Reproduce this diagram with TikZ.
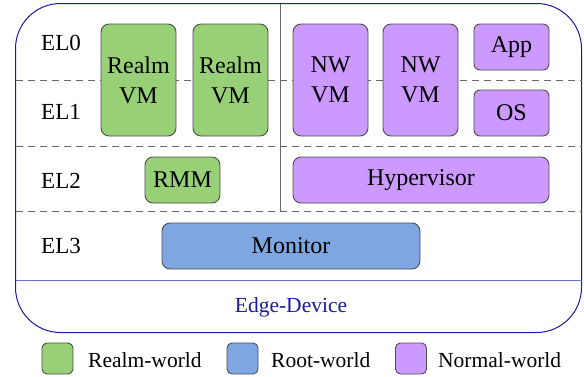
\documentclass[tikz,border=0pt]{standalone}
\usepackage{fontspec}
\setmainfont{Liberation Serif}
\begin{document}
\begin{tikzpicture}[x=1pt,y=-1pt,
  box/.style={draw=boxline,line width=0.9pt,rounded corners=8pt,inner sep=0pt,align=center,
    font=\fontsize{24}{30}\selectfont},
  realm/.style={box,fill=realmc},
  root/.style={box,fill=rootc},
  normal/.style={box,fill=normalc},
  ellab/.style={inner sep=0pt,font=\fontsize{23}{26}\selectfont},
  legbox/.style={draw=boxline,line width=0.9pt,rounded corners=5pt,minimum width=31pt,minimum height=31pt,inner sep=0pt},
  legtext/.style={inner sep=0pt,anchor=west,font=\fontsize{21.5}{24}\selectfont},
  dashline/.style={draw=gray!80!black,line width=1pt,dash pattern=on 7pt off 5pt}
]
\definecolor{realmc}{HTML}{97D077}
\definecolor{rootc}{HTML}{7EA6E0}
\definecolor{normalc}{HTML}{CC99FF}
\definecolor{boxline}{HTML}{4D4D4D}
\definecolor{edgeblue}{HTML}{1A1A9E}
\definecolor{sepblue}{HTML}{6F6FD2}
\useasboundingbox (0,0) rectangle (584,376);
% outer device
\draw[edgeblue,line width=1pt,rounded corners=45pt] (15.5,3.5) rectangle (581.5,332.5);
\draw[sepblue,line width=1.2pt] (15.5,280.5) -- (581.5,280.5);
% dashed level separators
\draw[dashline] (15.5,80.5) -- (581.5,80.5);
\draw[dashline] (15.5,146.5) -- (581.5,146.5);
\draw[dashline] (15.5,211.5) -- (581.5,211.5);
% world separator
\draw[gray!80!black,line width=1pt] (280.5,3.5) -- (280.5,211.5);
% EL labels
\node[ellab] (el0) at (61,43) {EL0};
\node[ellab] (el1) at (61,112) {EL1};
\node[ellab] (el2) at (61,181) {EL2};
\node[ellab] (el3) at (61,246) {EL3};
% realm world
\node[realm,minimum width=75pt,minimum height=112pt] (rvm1) at (138.5,80) {Realm\\VM};
\node[realm,minimum width=75pt,minimum height=112pt] (rvm2) at (230.5,80) {Realm\\VM};
\node[realm,minimum width=75pt,minimum height=46pt] (rmm) at (182.5,180) {RMM};
% normal world
\node[normal,minimum width=75pt,minimum height=112pt] (nvm1) at (330.5,80) {NW\\VM};
\node[normal,minimum width=75pt,minimum height=112pt] (nvm2) at (420.5,80) {NW\\VM};
\node[normal,minimum width=75pt,minimum height=46pt,rounded corners=6pt] (app) at (511.5,47) {App};
\node[normal,minimum width=75pt,minimum height=46pt,rounded corners=6pt] (os) at (511.5,113) {OS};
\node[normal,minimum width=256pt,minimum height=46pt] (hyp) at (421,180) {Hypervisor};
% root world
\node[root,minimum width=258pt,minimum height=46pt] (mon) at (291,246) {Monitor};
% device label
\node[inner sep=0pt,text=edgeblue,font=\fontsize{21.5}{24}\selectfont] (edge) at (291,307) {Edge-Device};
% legend
\node[legbox,fill=realmc] (lg1) at (57.5,358.5) {};
\node[legtext] (lt1) at (88,360) {Realm-world};
\node[legbox,fill=rootc] (lg2) at (242.5,358.5) {};
\node[legtext] (lt2) at (271,360) {Root-world};
\node[legbox,fill=normalc] (lg3) at (411,358.5) {};
\node[legtext] (lt3) at (438,360) {Normal-world};
\end{tikzpicture}
\end{document}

The request:
Omit the pictures and give the material again, exactly and in full.

Output for this exercise:
Reproduce this diagram with TikZ.
\documentclass[tikz,border=0pt]{standalone}
\usepackage{fontspec}
\setmainfont{Liberation Serif}
\begin{document}
\begin{tikzpicture}[x=1pt,y=-1pt,
  box/.style={draw=boxline,line width=0.9pt,rounded corners=8pt,inner sep=0pt,align=center,
    font=\fontsize{24}{30}\selectfont},
  realm/.style={box,fill=realmc},
  root/.style={box,fill=rootc},
  normal/.style={box,fill=normalc},
  ellab/.style={inner sep=0pt,font=\fontsize{23}{26}\selectfont},
  legbox/.style={draw=boxline,line width=0.9pt,rounded corners=5pt,minimum width=31pt,minimum height=31pt,inner sep=0pt},
  legtext/.style={inner sep=0pt,anchor=west,font=\fontsize{21.5}{24}\selectfont},
  dashline/.style={draw=gray!80!black,line width=1pt,dash pattern=on 7pt off 5pt}
]
\definecolor{realmc}{HTML}{97D077}
\definecolor{rootc}{HTML}{7EA6E0}
\definecolor{normalc}{HTML}{CC99FF}
\definecolor{boxline}{HTML}{4D4D4D}
\definecolor{edgeblue}{HTML}{1A1A9E}
\definecolor{sepblue}{HTML}{6F6FD2}
\useasboundingbox (0,0) rectangle (584,376);
% outer device
\draw[edgeblue,line width=1pt,rounded corners=45pt] (15.5,3.5) rectangle (581.5,332.5);
\draw[sepblue,line width=1.2pt] (15.5,280.5) -- (581.5,280.5);
% dashed level separators
\draw[dashline] (15.5,80.5) -- (581.5,80.5);
\draw[dashline] (15.5,146.5) -- (581.5,146.5);
\draw[dashline] (15.5,211.5) -- (581.5,211.5);
% world separator
\draw[gray!80!black,line width=1pt] (280.5,3.5) -- (280.5,211.5);
% EL labels
\node[ellab] (el0) at (61,43) {EL0};
\node[ellab] (el1) at (61,112) {EL1};
\node[ellab] (el2) at (61,181) {EL2};
\node[ellab] (el3) at (61,246) {EL3};
% realm world
\node[realm,minimum width=75pt,minimum height=112pt] (rvm1) at (138.5,80) {Realm\\VM};
\node[realm,minimum width=75pt,minimum height=112pt] (rvm2) at (230.5,80) {Realm\\VM};
\node[realm,minimum width=75pt,minimum height=46pt] (rmm) at (182.5,180) {RMM};
% normal world
\node[normal,minimum width=75pt,minimum height=112pt] (nvm1) at (330.5,80) {NW\\VM};
\node[normal,minimum width=75pt,minimum height=112pt] (nvm2) at (420.5,80) {NW\\VM};
\node[normal,minimum width=75pt,minimum height=46pt,rounded corners=6pt] (app) at (511.5,47) {App};
\node[normal,minimum width=75pt,minimum height=46pt,rounded corners=6pt] (os) at (511.5,113) {OS};
\node[normal,minimum width=256pt,minimum height=46pt] (hyp) at (421,180) {Hypervisor};
% root world
\node[root,minimum width=258pt,minimum height=46pt] (mon) at (291,246) {Monitor};
% device label
\node[inner sep=0pt,text=edgeblue,font=\fontsize{21.5}{24}\selectfont] (edge) at (291,307) {Edge-Device};
% legend
\node[legbox,fill=realmc] (lg1) at (57.5,358.5) {};
\node[legtext] (lt1) at (88,360) {Realm-world};
\node[legbox,fill=rootc] (lg2) at (242.5,358.5) {};
\node[legtext] (lt2) at (271,360) {Root-world};
\node[legbox,fill=normalc] (lg3) at (411,358.5) {};
\node[legtext] (lt3) at (438,360) {Normal-world};
\end{tikzpicture}
\end{document}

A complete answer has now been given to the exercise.